Assessing Research Using Error Carry Forward

Error carry forward is a marking scheme for multistep, complex mathematics questions, where the dependency from previous steps makes binary (correct-incorrect) schemes too coarse a measure for work quality. The basic premise is that not all errors are equal: some errors are more costly than others. Instead of a binary marking scheme, assessors may opt to give partial marks. I propose evaluating research containing coding errors in this light.

Research projects which contain coding errors need not be void of use but should be reviewed considering the error. Put simply, a corrected error which does not change the “conclusion” of the research (in a null hypothesis, statistical testing framework) is nonetheless an error. Whether the “conclusion” holds once correcting a coding error seems immaterial for discussing the quality of the research. The error may be sufficiently large to diminish the quality of the research without changing the conclusion of the research.

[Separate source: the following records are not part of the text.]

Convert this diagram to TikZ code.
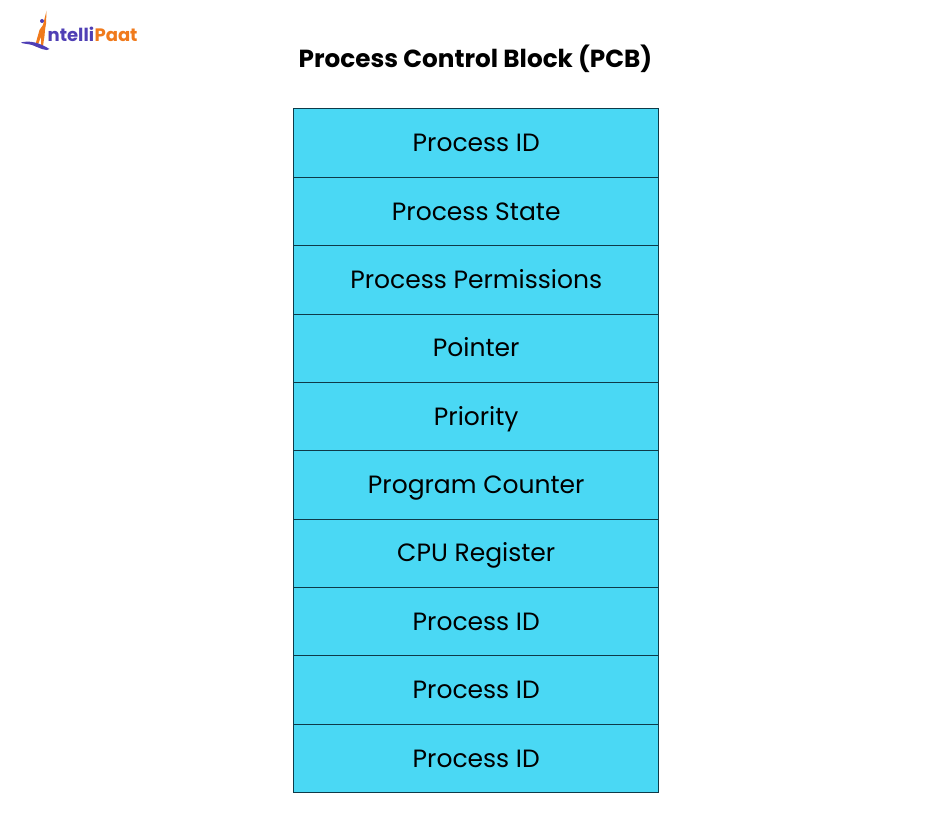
\documentclass[tikz,border=0pt]{standalone}
\usepackage{fontspec}
\setmainfont{Poppins}
\definecolor{cellfill}{HTML}{4AD8F4}
\definecolor{cellline}{HTML}{0E3A48}
\definecolor{logopurple}{HTML}{4F3FB5}
\definecolor{logoorange}{HTML}{F07A1C}
\tikzset{
  cell/.style={draw=cellline,line width=0.9pt,fill=cellfill,minimum width=365pt,minimum height=68.35pt,inner sep=0pt,anchor=north west,text=black,text height=17.5pt,text depth=0pt,font=\fontsize{25}{29}\selectfont},
  heading/.style={font=\bfseries\fontsize{24.7}{28}\selectfont,text=black,inner sep=0pt},
  logotext/.style={font=\bfseries\fontsize{18}{22}\selectfont,inner sep=0pt,anchor=base west}
}
\begin{document}
\begin{tikzpicture}[x=1pt,y=-1pt]
\useasboundingbox (0,0) rectangle (951,826);
\fill[white] (0,0) rectangle (951,826);
\node[heading] (title) at (475.5,59) {Process Control Block (PCB)};
\foreach \n/\t [count=\i from 0] in {a/Process ID,b/Process State,c/Process Permissions,d/Pointer,e/Priority,f/Program Counter,g/CPU Register,h/Process ID,i/Process ID,j/Process ID}{
  \node[cell] (\n) at (293.3,108.5+68.35*\i) {\t};
}
% logo
\fill[logoorange] (46.5,11) -- (46,24) -- (45,30) -- (44.5,36) -- (43,46) -- (41,46) -- (41,37) -- (37,47) -- (35,46) -- (39.5,30) -- (43,25) -- cycle;
\fill[logopurple] (42,21) circle (2);
\fill[logopurple] (21,42.5) .. controls (30,40) and (40,43) .. (49.5,49) .. controls (47,52) and (40,48) .. (32,45) .. controls (27,43.5) and (23,44) .. (21,42.5) -- cycle;
\node[logotext,text=logopurple] (lp) at (47.5,42) {ntelli};
\node[logotext,text=logoorange] (lo) at (lp.base east) {Paat};
\end{tikzpicture}
\end{document}
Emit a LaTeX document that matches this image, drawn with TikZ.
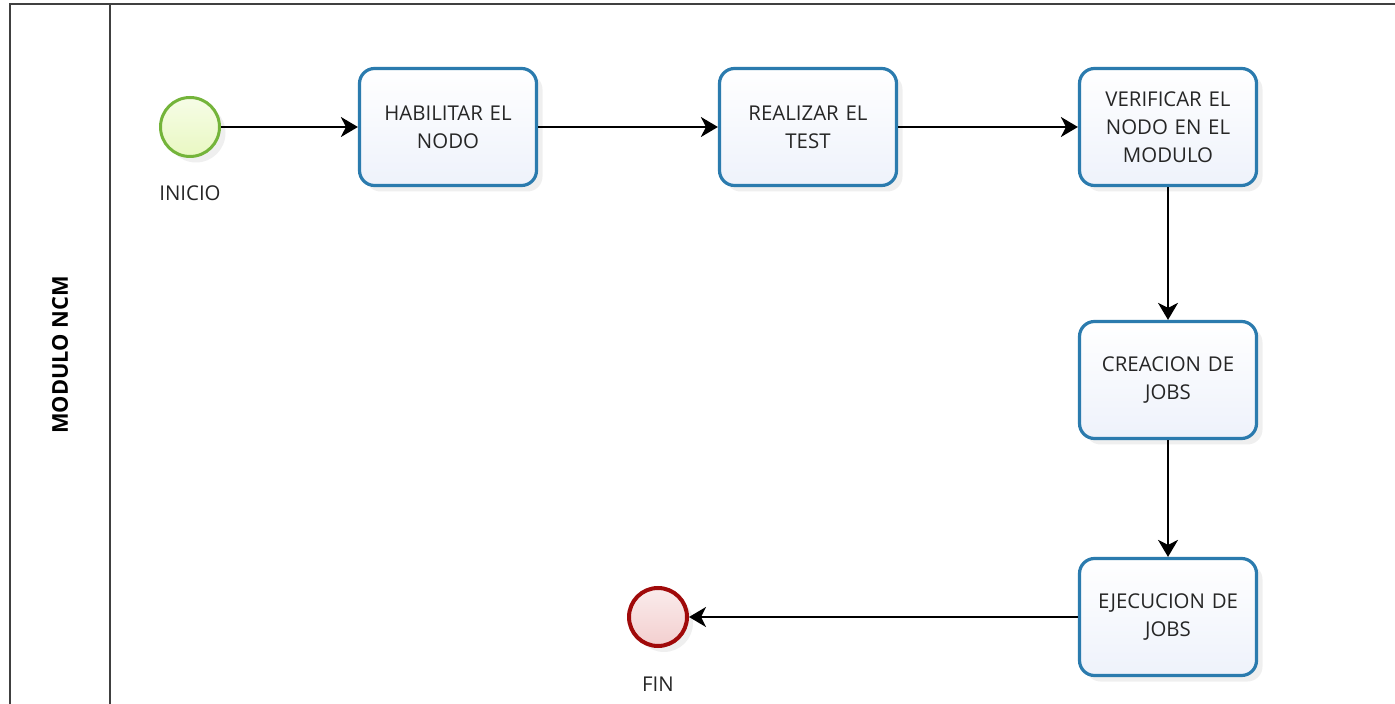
\documentclass[tikz,border=0pt]{standalone}
\usepackage{fontspec}
\setmainfont{Open Sans}
\usepackage{tikz}
\usetikzlibrary{arrows.meta}
\usetikzlibrary{shadows}
\usepackage{xcolor}

\definecolor{taskline}{HTML}{2B7BAE}
\definecolor{taskfill}{HTML}{EEF2FB}
\definecolor{startline}{HTML}{74B43A}
\definecolor{startfill}{HTML}{E9F8C2}
\definecolor{endline}{HTML}{A00A0A}
\definecolor{endfill}{HTML}{F3CFCF}
\definecolor{poolline}{HTML}{404040}

\tikzset{
  task/.style={draw=taskline, line width=1.6pt, rounded corners=7.5pt,
    top color=white, bottom color=taskfill,
    minimum width=88.5pt, minimum height=58.5pt, text width=84pt, inner xsep=1pt,
    align=center, font=\fontsize{10.2}{14}\selectfont, text=black!85,
    drop shadow={opacity=0.12, shadow xshift=3pt, shadow yshift=-3pt}},
  startev/.style={circle, draw=startline, line width=1.5pt, top color=white!60!startfill,
    bottom color=startfill, minimum size=29.5pt, inner sep=0pt,
    drop shadow={opacity=0.12, shadow xshift=3pt, shadow yshift=-3pt}},
  endev/.style={circle, draw=endline, line width=2pt, top color=white!60!endfill,
    bottom color=endfill, minimum size=29pt, inner sep=0pt,
    drop shadow={opacity=0.12, shadow xshift=3pt, shadow yshift=-3pt}},
  evlabel/.style={font=\fontsize{10.2}{12}\selectfont, text=black!85},
  flow/.style={line width=1pt, -{Stealth[length=8.5pt, width=10pt, inset=2.5pt]}}
}

\begin{document}
\begin{tikzpicture}[x=0.5pt, y=-0.5pt]
  \useasboundingbox (0,0) rectangle (1395,704);
  \fill[white] (0,0) rectangle (1395,704);

  % pool and lane header
  \draw[poolline, line width=1.1pt] (10,704) -- (10,4) -- (1395,4);
  \draw[poolline, line width=1.1pt] (110,4) -- (110,704);
  \node[rotate=90, font=\fontsize{10.9}{13}\selectfont\bfseries] (lane) at (60,355) {MODULO NCM};

  % events
  \node[startev] (inicio) at (190,127) {};
  \node[evlabel] (inicio-txt) at (190,193) {INICIO};
  \node[endev] (fin) at (658,617) {};
  \node[evlabel] (fin-txt) at (658,684) {FIN};

  % tasks
  \node[task] (habilitar) at (448,127) {HABILITAR EL\\NODO};
  \node[task] (realizar) at (808,127) {REALIZAR EL\\TEST};
  \node[task] (verificar) at (1168,127) {VERIFICAR EL\\NODO EN EL\\MODULO};
  \node[task] (creacion) at (1168,380) {CREACION DE\\JOBS};
  \node[task] (ejecucion) at (1168,617) {EJECUCION DE\\JOBS};

  % sequence flows
  \draw[flow] (inicio) -- (habilitar);
  \draw[flow] (habilitar) -- (realizar);
  \draw[flow] (realizar) -- (verificar);
  \draw[flow] (verificar) -- (creacion);
  \draw[flow] (creacion) -- (ejecucion);
  \draw[flow] (ejecucion) -- (fin);

\end{tikzpicture}
\end{document}
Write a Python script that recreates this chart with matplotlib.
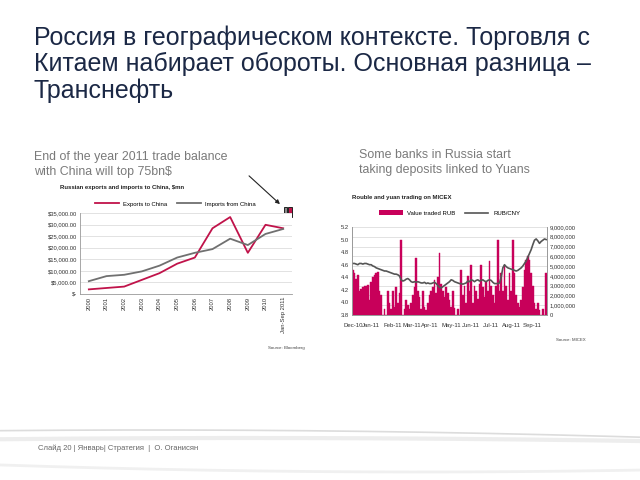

GOOD RESEARCH = GOOD IDEAS x GOOD INGREDIENTS x GOOD EXECUTION

I am supposing the combination of ideas, ingredients (data, literature, methods, etc.) and execution largely determine the quality of the research. An alternative way I’m thinking about this: do the ingredients and appropriate execution permit reasonable answers to the research question(s)? Splitting along these three dimensions helps focus the conversation about coding errors. The presence of coding errors supposes improvement only through the execution: the research can be no worse when we correct coding errors.

We must keep in mind the quality of the idea and ingredients are important. A perfect codebase cannot remedy inappropriate ingredients, an unanswerable research question or unconventional ideas. If any category is deficient, the whole research suffers. That is also to say a substantial part of the research quality is determined before execution.

What kinds of coding errors are deviations from the given quality of the work for one to no longer accept any outcome of the work?

ALL ERRORS GREAT AND SMALL

Executions thoughtto matter ex ante must be done correctly; everything else can be given grace. Herein lies the error carry forward marking scheme: small execution errors don’t ruin the whole; only large ones do.

Here is a motivating example from cooking: the preparation of a meal requires understanding what you are trying to cook (an idea or recipe), having ingredients and materials, and the execution. A meal can fail in many places: there can be execution mistakes, the ingredients need not be fresh or available, or the cook may not understand how everything comes together. Yet, in my view, infrequent, simple mistakes (slightly not enough butter, incorrect portion sizes, too salty, etc.) are of lesser importance than inappropriate ingredients, which are lesser still than how the meal comes together at different stages. We are likely to completely ruin a meal with larger errors (cooking too low a heat for twice the length, swapping fish for beef, using water instead of butter) than small execution errors (not finishing the dish with parsley, or checking seasoning). Many small errors in execution may ruin a meal, too.

The difficulty is knowing when the resulting answer does not pass a threshold due to the errors.

NUANCE

Unfortunately, I have no mapping for “things which matter” and those which do not. I cannot say exactly what is a great error and what is a small error. This is highly dependent on the research presented.

One heuristic which might prove fruitful: grace should be given if the error could be mistaken for a robustness check. Examples may include: accidental but innocuous inclusion or exclusion of some observations, slight changes in the control variables, using analogous estimators.

Additional examples where grace may be considered: unimportant variables mislabeled (but correctly constructed); differences in statistics attributable to rounding; anything outside the control of the research-producer (like inputs from data- or software-providers); contemporary methodological advancements (i.e. scientific progress).

Examples where I believe grace may not be considered: substantial misrepresentations of your ingredients (like collected data, deviations in used samples, incorrect scaling and construction of interpreted variables); not following your model in estimation or in presentation.